Le conte de l’Apprenti sorcier avait soulevé une autre catastrophe, celle des machines qui ne peuvent plus s’arrêter, qui s’emballent dans leur autonomie totale, comme dans 2001, l’Odyssée de l’espace… Même débranchées, il sera trop tard pour l’humain, pour redresser la situation.
Pouvoir « techno »
En Philosophe et moraliste, l’auteur ne supporte plus ce pouvoir « techno » qui ne cesse d’énoncer la vérité, la seule et unique vérité, incitative, impérative, coercitive, prescriptive… Véritable puissance absolue, censée éradiquer le doute !

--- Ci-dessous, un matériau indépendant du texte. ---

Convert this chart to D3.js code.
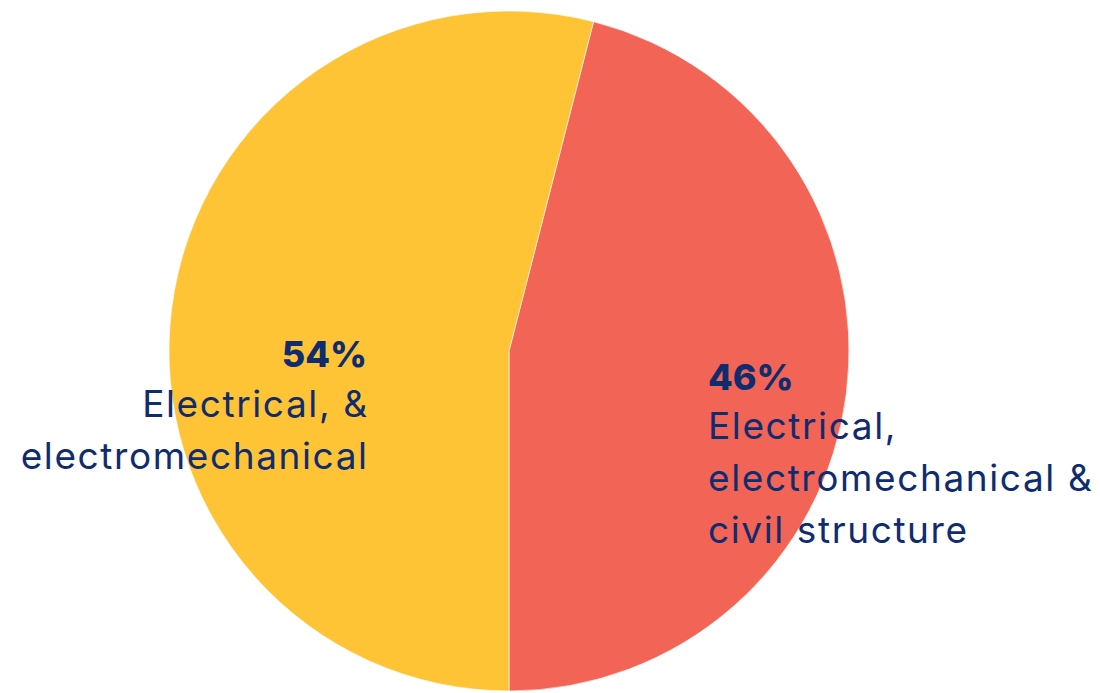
<!DOCTYPE html>
<html>
<head>
<meta charset="utf-8">
<script src="https://cdn.jsdelivr.net/npm/d3@7"></script>
<style>
  body { margin: 0; background: #fff; }
  svg text { font-family: Inter, "Noto Sans", sans-serif; fill: #0f2d6e; }
</style>
</head>
<body>
<svg></svg>
<script>
window.onload = function () {
    let width = 1100;
    let height = 693;
    let svg = d3.select("svg").attr("width", width).attr("height", height);

    // chart data
    let categories = ["Electrical, electromechanical & civil structure", "Electrical, & electromechanical"];
    let shares = [46, 54];
    let colours = ["#f26456", "#fec436"];
    // label lines for each slice
    let labelLines = [
        ["Electrical,", "electromechanical &", "civil structure"],
        ["Electrical, &", "electromechanical"]
    ];

    let cx = 509, cy = 351, radius = 340;

    // red slice ends straight down at the bottom of the circle
    let start = Math.PI - (shares[0] / 100) * 2 * Math.PI;
    let pie = d3.pie().sort(null).value(d => d)
        .startAngle(start).endAngle(start + 2 * Math.PI);
    let arc = d3.arc().innerRadius(0).outerRadius(radius);

    let g = svg.append("g").attr("transform", "translate(" + cx + "," + cy + ")");
    g.selectAll("path")
        .data(pie(shares))
        .enter().append("path")
        .attr("d", arc)
        .attr("fill", (d, i) => colours[i])
        .attr("stroke", "#fff")
        .attr("stroke-width", 0.6);

    let lineGap = 52;
    let fontSize = 37;
    let spacing = 1.6;

    // right label (46%)
    let right = svg.append("text").attr("x", 708).attr("y", 390);
    right.append("tspan").attr("x", 708).attr("font-weight", 800).attr("font-size", 36)
        .text(shares[0] + "%");
    labelLines[0].forEach(function (line, i) {
        right.append("tspan").attr("x", 708).attr("dy", i == 0 ? 49 : lineGap)
            .attr("font-size", fontSize).attr("letter-spacing", spacing).text(line);
    });

    // left label (54%)
    let left = svg.append("text").attr("x", 367).attr("y", 367).attr("text-anchor", "end");
    left.append("tspan").attr("x", 367).attr("font-weight", 800).attr("font-size", 36)
        .text(shares[1] + "%");
    labelLines[1].forEach(function (line, i) {
        left.append("tspan").attr("x", 367 + spacing).attr("dy", i == 0 ? 50 : lineGap)
            .attr("font-size", fontSize).attr("letter-spacing", spacing).text(line);
    });
}
</script>
</body>
</html>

C’est jusqu’à notre conduite de vie, qui va être balisée et guidée par des machines. Nos actes doivent être rationalisés, mais pas jusqu’à l’automatisme absolu ! Combien de trouvailles, de découvertes et d’avancées on été dues au hasard ou même à l’erreur ???
En tout cas, se familiariser avec les questions que soulève à terme la technologie, l’automatisation, et une certaine disparition du réel, va devenir une gymnastique indispensable, pour exister dans la jungle du numérique…
L’intelligence artificielle ou l’enjeu du siècle. Par Eric Sadin. Anatomie d’un antihumanisme radical. Éditions L’Échappée. 280 pages. 18 euros.